*** INFORMATION PROVIDED ***
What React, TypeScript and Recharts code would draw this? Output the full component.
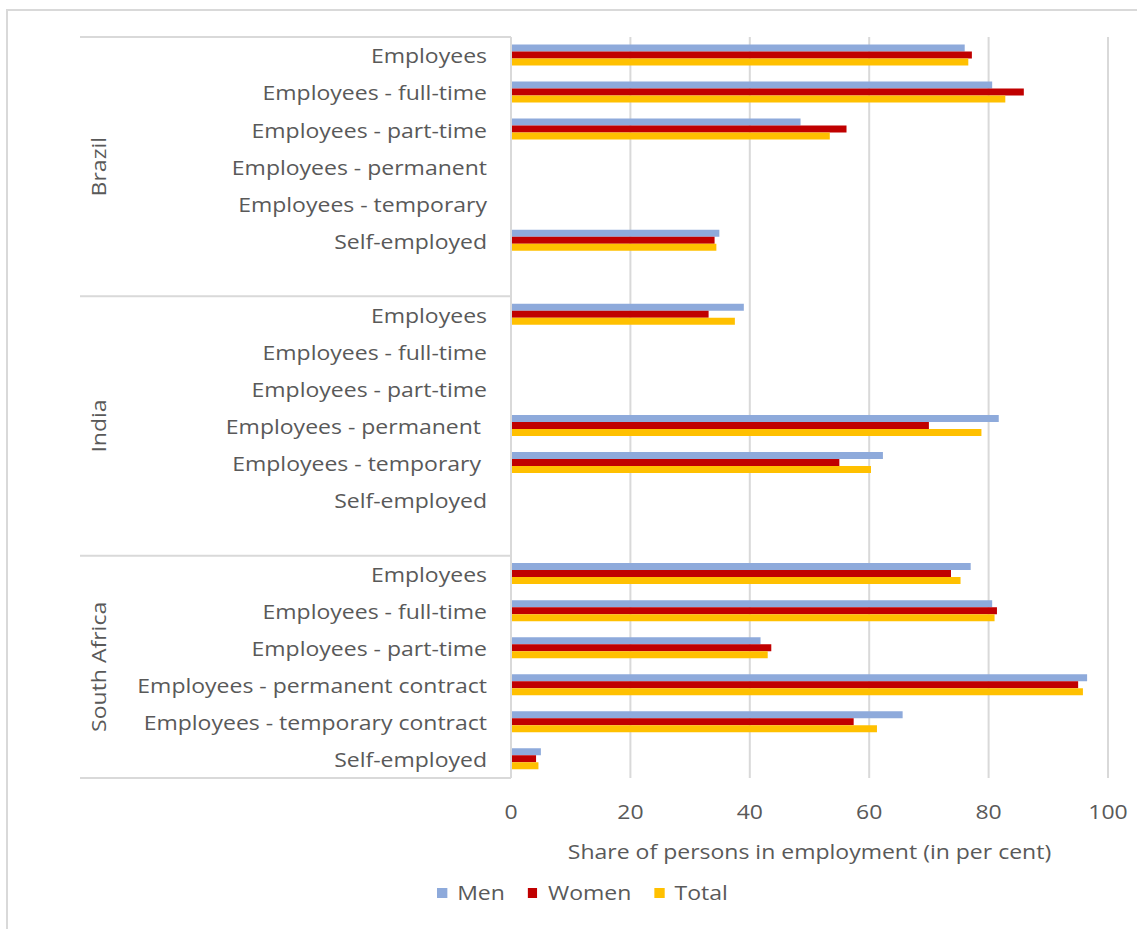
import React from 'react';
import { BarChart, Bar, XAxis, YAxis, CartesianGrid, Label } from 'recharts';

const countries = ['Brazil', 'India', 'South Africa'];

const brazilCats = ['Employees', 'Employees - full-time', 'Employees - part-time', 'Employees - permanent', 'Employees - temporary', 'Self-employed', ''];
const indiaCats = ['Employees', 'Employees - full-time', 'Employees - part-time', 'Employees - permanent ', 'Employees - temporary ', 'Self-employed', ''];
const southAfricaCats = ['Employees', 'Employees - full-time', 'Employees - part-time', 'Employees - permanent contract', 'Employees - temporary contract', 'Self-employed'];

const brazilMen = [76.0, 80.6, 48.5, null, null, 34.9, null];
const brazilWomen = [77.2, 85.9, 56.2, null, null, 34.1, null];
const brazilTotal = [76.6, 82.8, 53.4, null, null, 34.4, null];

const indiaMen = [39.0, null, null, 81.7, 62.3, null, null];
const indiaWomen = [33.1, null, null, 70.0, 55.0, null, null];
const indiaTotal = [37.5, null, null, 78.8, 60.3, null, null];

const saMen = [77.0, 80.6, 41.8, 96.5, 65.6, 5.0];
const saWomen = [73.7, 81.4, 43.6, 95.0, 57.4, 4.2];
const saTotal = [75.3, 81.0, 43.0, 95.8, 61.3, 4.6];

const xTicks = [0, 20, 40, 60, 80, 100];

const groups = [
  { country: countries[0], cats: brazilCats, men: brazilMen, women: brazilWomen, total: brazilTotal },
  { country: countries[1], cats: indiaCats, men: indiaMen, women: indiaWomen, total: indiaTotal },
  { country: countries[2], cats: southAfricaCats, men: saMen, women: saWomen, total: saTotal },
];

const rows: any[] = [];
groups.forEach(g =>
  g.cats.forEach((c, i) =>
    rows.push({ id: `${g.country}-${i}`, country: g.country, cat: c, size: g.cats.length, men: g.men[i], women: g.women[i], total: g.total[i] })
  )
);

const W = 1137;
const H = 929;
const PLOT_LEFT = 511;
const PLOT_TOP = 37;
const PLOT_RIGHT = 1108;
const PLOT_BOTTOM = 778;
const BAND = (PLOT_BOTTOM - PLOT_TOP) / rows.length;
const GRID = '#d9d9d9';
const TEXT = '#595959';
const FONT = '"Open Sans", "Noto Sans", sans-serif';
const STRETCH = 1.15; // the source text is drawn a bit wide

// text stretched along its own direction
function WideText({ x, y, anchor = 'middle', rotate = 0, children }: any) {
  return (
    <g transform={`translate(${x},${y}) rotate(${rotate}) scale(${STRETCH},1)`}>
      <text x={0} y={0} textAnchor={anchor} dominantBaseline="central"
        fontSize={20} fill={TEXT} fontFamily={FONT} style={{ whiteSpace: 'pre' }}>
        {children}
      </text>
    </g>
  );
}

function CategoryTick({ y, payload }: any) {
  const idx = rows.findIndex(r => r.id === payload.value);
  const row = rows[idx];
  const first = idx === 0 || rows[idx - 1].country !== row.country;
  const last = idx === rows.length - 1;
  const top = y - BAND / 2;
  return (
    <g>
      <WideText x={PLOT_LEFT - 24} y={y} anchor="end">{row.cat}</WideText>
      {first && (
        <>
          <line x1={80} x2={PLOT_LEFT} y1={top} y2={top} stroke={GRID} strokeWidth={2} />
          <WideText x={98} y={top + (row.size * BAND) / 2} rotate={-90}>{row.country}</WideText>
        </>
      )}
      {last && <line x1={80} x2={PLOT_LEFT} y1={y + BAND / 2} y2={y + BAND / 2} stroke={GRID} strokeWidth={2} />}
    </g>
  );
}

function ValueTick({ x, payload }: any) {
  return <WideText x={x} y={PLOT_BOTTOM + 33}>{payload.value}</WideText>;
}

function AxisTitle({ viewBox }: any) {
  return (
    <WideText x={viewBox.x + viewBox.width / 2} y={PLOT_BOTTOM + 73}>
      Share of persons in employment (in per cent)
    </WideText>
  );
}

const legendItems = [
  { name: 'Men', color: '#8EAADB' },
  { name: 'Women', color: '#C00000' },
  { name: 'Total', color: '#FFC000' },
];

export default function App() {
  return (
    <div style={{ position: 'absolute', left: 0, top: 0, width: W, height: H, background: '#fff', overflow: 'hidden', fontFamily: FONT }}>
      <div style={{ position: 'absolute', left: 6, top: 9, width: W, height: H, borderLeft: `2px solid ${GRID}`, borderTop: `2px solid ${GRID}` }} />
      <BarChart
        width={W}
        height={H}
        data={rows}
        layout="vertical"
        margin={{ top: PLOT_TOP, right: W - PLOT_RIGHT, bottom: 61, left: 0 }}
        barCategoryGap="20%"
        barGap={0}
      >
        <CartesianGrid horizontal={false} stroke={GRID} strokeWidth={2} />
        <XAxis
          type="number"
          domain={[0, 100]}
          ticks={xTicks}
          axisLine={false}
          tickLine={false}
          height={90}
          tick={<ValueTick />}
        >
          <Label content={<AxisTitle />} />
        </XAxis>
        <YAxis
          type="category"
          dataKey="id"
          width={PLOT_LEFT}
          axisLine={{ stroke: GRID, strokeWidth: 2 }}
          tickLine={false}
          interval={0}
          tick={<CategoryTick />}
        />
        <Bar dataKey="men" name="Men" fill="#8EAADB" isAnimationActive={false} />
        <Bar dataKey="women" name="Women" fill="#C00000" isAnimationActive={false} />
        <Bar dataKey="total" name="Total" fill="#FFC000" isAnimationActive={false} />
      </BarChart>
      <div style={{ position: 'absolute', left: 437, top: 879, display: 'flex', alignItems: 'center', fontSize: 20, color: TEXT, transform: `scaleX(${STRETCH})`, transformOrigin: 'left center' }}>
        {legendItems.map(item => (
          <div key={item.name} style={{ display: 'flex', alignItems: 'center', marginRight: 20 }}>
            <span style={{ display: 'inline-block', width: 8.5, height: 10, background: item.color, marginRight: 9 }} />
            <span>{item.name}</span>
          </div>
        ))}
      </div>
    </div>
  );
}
***
▶ _TASK DIRECTIONS_
Reproduce exactly the run of lines that opens the listing and closes with the line holding "const countries = ['Brazil', 'India', 'South". Pictures are excluded.

▶ _COMPLETE RESPONSE_
What React, TypeScript and Recharts code would draw this? Output the full component.
import React from 'react';
import { BarChart, Bar, XAxis, YAxis, CartesianGrid, Label } from 'recharts';

const countries = ['Brazil', 'India', 'South Africa'];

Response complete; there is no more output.